TO DO: Copy out exactly the lines from the one holding "What SVG code" through the one holding "a Bus multipli</text>", ends included; omit images.

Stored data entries

::::

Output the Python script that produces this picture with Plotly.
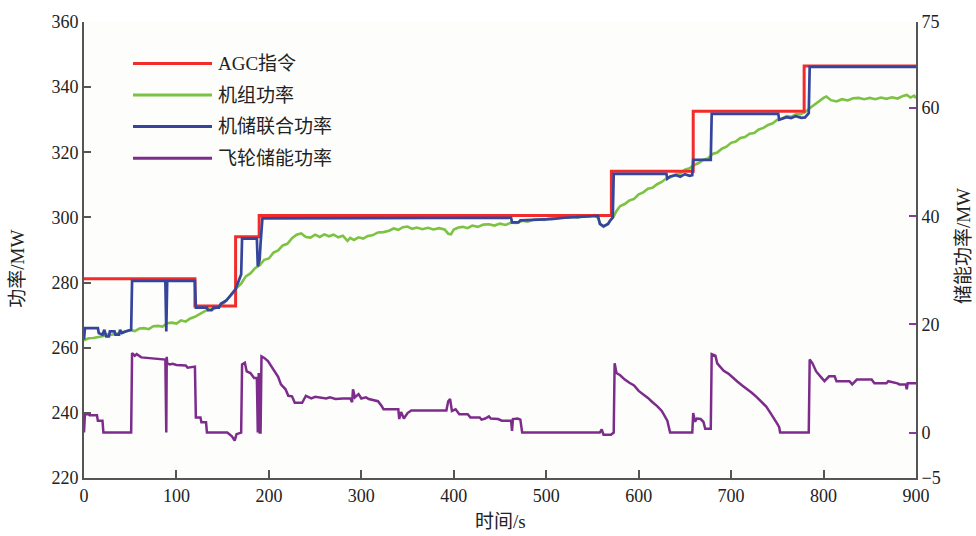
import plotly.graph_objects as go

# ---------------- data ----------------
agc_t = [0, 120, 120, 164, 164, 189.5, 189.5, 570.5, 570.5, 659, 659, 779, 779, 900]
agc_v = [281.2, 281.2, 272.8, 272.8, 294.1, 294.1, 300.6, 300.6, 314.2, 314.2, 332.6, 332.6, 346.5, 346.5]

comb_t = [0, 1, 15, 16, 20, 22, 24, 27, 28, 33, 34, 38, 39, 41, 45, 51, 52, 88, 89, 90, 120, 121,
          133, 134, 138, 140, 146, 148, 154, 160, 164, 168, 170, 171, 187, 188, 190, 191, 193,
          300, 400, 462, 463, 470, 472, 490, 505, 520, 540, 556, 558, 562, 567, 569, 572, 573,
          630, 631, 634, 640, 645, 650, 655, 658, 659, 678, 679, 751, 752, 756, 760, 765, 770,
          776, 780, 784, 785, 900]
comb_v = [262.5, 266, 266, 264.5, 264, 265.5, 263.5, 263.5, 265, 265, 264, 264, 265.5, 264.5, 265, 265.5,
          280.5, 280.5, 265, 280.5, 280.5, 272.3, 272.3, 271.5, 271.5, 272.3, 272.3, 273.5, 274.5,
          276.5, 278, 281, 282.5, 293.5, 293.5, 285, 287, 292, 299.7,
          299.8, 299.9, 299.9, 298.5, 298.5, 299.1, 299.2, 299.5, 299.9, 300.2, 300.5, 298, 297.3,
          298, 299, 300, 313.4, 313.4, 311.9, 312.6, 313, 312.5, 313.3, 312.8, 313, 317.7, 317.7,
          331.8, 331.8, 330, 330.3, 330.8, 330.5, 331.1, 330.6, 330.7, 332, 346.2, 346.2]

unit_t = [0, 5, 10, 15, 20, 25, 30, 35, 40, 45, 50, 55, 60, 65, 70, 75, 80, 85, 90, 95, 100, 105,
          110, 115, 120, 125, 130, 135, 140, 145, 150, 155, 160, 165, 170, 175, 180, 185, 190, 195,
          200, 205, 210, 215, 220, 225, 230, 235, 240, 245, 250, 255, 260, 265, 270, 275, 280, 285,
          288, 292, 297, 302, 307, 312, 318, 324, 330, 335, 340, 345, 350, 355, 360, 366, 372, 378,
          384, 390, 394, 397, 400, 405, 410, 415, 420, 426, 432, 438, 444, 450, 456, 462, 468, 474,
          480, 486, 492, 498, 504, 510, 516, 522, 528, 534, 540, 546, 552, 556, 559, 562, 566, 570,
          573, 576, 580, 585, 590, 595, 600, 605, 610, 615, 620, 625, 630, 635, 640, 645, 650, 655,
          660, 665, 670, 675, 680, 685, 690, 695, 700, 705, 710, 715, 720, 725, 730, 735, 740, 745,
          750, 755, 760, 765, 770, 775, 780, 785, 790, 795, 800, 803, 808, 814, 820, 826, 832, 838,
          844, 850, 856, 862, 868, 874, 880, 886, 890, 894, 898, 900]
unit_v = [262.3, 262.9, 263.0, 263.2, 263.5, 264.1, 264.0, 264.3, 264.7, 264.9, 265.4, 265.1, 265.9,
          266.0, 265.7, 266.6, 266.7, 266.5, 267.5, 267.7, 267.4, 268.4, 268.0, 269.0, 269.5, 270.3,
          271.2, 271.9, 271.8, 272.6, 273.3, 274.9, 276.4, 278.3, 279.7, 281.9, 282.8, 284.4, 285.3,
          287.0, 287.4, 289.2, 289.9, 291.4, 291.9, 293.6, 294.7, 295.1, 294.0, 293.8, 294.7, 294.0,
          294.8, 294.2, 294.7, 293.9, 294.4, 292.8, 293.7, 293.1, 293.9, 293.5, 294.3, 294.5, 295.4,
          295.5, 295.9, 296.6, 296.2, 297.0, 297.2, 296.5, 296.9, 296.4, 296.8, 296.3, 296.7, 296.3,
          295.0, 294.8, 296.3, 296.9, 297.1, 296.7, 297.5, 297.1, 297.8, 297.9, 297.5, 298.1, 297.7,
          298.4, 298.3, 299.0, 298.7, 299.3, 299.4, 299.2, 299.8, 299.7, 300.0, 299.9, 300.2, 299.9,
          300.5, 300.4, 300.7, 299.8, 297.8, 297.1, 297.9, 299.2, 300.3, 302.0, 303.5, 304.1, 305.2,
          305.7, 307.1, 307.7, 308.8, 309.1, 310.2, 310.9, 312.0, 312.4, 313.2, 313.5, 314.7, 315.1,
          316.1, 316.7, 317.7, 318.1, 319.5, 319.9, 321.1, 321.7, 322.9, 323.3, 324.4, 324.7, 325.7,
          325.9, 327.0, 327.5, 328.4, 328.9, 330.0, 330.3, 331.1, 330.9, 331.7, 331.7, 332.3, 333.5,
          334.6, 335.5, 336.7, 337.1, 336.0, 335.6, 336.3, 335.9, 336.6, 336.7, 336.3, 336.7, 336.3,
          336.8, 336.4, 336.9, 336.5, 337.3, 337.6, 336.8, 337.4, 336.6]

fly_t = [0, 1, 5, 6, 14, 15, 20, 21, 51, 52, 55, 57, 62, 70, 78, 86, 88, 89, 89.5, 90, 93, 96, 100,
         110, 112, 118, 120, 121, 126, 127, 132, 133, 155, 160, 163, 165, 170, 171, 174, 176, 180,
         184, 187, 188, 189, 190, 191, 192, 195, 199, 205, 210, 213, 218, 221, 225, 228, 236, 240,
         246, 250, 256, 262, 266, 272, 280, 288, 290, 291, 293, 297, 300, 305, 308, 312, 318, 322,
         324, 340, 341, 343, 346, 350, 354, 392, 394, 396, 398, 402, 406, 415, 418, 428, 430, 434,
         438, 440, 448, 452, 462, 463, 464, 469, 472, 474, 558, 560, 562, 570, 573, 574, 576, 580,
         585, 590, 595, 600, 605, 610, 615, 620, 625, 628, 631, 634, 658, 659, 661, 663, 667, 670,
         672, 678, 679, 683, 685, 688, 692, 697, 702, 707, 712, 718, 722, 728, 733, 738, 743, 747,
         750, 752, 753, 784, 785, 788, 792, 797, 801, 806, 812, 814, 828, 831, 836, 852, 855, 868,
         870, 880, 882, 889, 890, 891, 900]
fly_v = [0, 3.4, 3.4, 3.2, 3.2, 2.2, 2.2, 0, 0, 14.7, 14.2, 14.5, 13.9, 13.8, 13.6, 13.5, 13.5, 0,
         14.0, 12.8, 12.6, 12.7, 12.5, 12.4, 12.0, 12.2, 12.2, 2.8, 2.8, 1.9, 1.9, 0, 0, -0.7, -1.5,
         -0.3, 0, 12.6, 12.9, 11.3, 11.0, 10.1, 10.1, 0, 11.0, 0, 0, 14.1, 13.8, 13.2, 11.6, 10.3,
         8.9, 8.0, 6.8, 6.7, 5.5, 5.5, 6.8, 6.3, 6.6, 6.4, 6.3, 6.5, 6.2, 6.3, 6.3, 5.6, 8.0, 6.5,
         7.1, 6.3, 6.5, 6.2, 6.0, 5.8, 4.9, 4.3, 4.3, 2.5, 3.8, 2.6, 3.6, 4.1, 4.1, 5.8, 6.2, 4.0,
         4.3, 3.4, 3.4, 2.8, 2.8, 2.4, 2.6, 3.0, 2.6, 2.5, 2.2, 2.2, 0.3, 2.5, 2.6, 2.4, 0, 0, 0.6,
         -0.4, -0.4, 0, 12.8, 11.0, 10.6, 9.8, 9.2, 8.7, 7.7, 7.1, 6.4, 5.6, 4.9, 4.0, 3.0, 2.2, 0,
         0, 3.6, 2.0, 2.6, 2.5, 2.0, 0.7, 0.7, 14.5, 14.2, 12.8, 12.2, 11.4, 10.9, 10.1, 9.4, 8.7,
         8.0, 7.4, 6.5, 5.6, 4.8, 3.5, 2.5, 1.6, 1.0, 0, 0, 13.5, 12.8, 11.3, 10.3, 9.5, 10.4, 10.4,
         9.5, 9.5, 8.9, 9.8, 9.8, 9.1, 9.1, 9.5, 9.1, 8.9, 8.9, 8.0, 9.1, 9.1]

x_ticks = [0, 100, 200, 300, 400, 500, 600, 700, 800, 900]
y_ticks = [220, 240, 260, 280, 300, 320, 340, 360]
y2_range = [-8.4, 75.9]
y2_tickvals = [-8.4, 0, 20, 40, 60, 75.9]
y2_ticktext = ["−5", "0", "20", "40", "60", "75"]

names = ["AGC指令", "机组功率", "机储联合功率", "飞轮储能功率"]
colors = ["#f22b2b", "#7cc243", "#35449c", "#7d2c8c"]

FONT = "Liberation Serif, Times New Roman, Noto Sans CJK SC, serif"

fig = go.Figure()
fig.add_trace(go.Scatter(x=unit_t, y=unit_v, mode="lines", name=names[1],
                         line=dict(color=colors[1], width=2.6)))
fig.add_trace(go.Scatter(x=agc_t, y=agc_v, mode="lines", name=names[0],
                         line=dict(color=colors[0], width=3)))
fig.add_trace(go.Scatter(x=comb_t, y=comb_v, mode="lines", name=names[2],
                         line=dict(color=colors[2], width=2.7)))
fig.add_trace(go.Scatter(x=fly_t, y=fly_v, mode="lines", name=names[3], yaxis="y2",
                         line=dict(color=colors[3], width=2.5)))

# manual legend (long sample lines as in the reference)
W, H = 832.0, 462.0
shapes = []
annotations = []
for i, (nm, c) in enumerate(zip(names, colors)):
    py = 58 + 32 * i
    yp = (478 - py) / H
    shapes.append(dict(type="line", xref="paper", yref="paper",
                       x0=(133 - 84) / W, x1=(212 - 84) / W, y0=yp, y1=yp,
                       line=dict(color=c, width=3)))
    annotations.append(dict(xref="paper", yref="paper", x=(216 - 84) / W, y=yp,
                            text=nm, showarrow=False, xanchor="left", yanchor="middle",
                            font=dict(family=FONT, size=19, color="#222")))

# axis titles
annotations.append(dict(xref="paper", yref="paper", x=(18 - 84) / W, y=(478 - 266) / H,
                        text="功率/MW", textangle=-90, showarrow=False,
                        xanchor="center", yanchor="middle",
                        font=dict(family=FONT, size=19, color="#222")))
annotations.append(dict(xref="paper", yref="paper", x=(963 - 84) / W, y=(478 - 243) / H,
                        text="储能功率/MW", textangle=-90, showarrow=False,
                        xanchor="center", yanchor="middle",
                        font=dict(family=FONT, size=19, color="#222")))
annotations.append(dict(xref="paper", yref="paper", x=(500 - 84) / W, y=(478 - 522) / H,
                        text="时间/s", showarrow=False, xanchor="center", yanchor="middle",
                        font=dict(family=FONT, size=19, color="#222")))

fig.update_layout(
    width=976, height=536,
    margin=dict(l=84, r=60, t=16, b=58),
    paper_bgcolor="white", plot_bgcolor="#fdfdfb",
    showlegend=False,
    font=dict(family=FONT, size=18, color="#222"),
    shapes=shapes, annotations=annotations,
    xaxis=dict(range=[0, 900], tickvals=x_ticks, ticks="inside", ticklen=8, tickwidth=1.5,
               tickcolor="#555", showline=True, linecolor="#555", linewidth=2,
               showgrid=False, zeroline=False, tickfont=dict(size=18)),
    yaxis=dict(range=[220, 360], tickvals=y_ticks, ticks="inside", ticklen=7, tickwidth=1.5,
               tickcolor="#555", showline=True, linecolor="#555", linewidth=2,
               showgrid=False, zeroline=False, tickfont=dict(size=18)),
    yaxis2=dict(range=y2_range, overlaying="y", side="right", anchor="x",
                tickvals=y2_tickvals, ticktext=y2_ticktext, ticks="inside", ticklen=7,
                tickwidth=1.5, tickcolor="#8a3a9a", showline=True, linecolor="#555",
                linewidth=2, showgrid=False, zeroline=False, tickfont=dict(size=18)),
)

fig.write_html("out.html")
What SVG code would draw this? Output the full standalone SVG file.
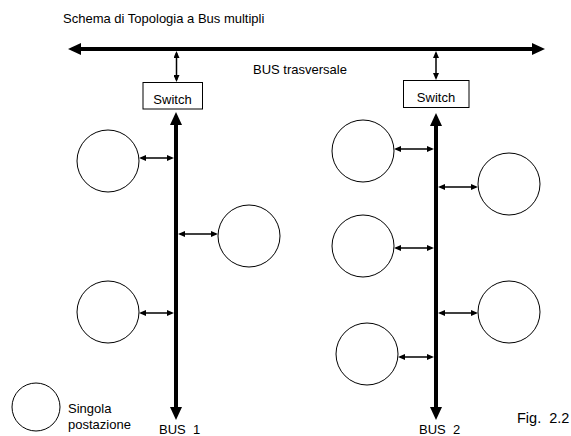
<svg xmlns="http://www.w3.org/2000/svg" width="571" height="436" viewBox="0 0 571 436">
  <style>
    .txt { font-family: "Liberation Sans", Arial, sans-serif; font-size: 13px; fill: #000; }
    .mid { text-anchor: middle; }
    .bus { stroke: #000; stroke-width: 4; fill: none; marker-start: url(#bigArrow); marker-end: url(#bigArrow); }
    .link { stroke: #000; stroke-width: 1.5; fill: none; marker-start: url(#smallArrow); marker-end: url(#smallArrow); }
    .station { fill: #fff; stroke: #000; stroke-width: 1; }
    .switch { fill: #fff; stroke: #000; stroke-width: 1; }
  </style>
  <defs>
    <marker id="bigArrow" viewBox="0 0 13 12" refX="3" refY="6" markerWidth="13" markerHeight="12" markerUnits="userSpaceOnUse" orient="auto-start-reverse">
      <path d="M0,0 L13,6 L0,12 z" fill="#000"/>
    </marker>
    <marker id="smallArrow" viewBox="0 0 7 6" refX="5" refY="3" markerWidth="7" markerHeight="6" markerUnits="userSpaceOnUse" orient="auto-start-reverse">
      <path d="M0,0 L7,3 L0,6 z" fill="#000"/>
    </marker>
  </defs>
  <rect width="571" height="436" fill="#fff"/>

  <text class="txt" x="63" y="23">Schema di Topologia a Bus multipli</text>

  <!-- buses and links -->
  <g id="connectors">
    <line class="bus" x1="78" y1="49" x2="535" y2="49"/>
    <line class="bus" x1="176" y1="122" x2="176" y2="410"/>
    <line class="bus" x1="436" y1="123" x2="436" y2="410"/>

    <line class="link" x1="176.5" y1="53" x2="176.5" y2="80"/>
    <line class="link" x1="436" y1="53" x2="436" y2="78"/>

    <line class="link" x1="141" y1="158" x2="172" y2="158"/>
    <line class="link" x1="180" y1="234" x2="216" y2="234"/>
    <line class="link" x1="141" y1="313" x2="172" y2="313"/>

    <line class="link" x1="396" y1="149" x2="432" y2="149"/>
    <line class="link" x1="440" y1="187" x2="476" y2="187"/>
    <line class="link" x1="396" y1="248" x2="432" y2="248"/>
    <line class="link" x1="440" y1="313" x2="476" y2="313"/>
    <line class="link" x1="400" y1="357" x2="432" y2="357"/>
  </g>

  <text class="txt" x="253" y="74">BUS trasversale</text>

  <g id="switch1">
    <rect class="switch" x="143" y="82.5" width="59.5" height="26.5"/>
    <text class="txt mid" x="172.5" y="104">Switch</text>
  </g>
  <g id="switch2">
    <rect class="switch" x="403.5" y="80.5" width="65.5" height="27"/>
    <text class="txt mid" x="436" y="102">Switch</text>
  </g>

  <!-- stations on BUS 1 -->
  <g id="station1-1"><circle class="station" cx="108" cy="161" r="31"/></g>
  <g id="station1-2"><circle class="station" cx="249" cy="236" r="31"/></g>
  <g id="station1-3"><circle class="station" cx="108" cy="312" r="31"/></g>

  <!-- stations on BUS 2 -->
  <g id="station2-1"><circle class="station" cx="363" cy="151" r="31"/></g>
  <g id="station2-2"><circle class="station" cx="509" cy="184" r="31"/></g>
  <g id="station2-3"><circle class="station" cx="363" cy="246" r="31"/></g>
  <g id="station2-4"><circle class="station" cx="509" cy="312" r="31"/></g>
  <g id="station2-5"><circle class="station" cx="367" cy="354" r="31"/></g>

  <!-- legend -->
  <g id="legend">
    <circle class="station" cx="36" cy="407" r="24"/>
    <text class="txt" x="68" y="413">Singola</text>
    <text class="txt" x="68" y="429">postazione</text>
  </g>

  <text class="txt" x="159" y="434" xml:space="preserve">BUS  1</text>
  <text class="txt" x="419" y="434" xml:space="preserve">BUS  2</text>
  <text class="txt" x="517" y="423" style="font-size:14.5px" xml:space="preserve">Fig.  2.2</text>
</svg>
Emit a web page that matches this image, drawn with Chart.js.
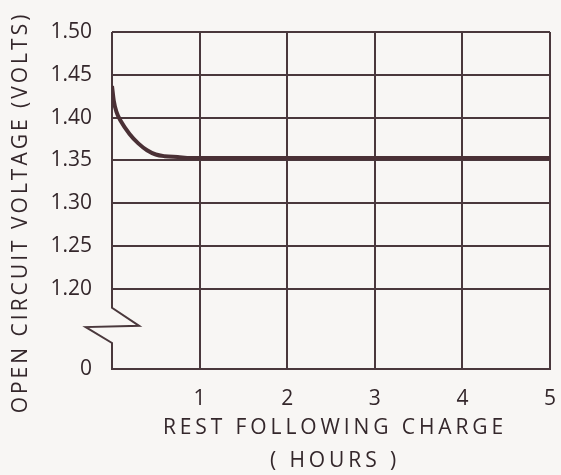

::::

FULL SOLUTION:
What SVG code would draw this? Output the full standalone SVG file.
<svg xmlns="http://www.w3.org/2000/svg" width="571" height="436" viewBox="0 0 571 436">
  <style>
    .txt { font-family: "Liberation Sans", Arial, sans-serif; font-size: 13px; fill: #000; }
    .mid { text-anchor: middle; }
    .bus { stroke: #000; stroke-width: 4; fill: none; marker-start: url(#bigArrow); marker-end: url(#bigArrow); }
    .link { stroke: #000; stroke-width: 1.5; fill: none; marker-start: url(#smallArrow); marker-end: url(#smallArrow); }
    .station { fill: #fff; stroke: #000; stroke-width: 1; }
    .switch { fill: #fff; stroke: #000; stroke-width: 1; }
  </style>
  <defs>
    <marker id="bigArrow" viewBox="0 0 13 12" refX="3" refY="6" markerWidth="13" markerHeight="12" markerUnits="userSpaceOnUse" orient="auto-start-reverse">
      <path d="M0,0 L13,6 L0,12 z" fill="#000"/>
    </marker>
    <marker id="smallArrow" viewBox="0 0 7 6" refX="5" refY="3" markerWidth="7" markerHeight="6" markerUnits="userSpaceOnUse" orient="auto-start-reverse">
      <path d="M0,0 L7,3 L0,6 z" fill="#000"/>
    </marker>
  </defs>
  <rect width="571" height="436" fill="#fff"/>

  <text class="txt" x="63" y="23">Schema di Topologia a Bus multipli</text>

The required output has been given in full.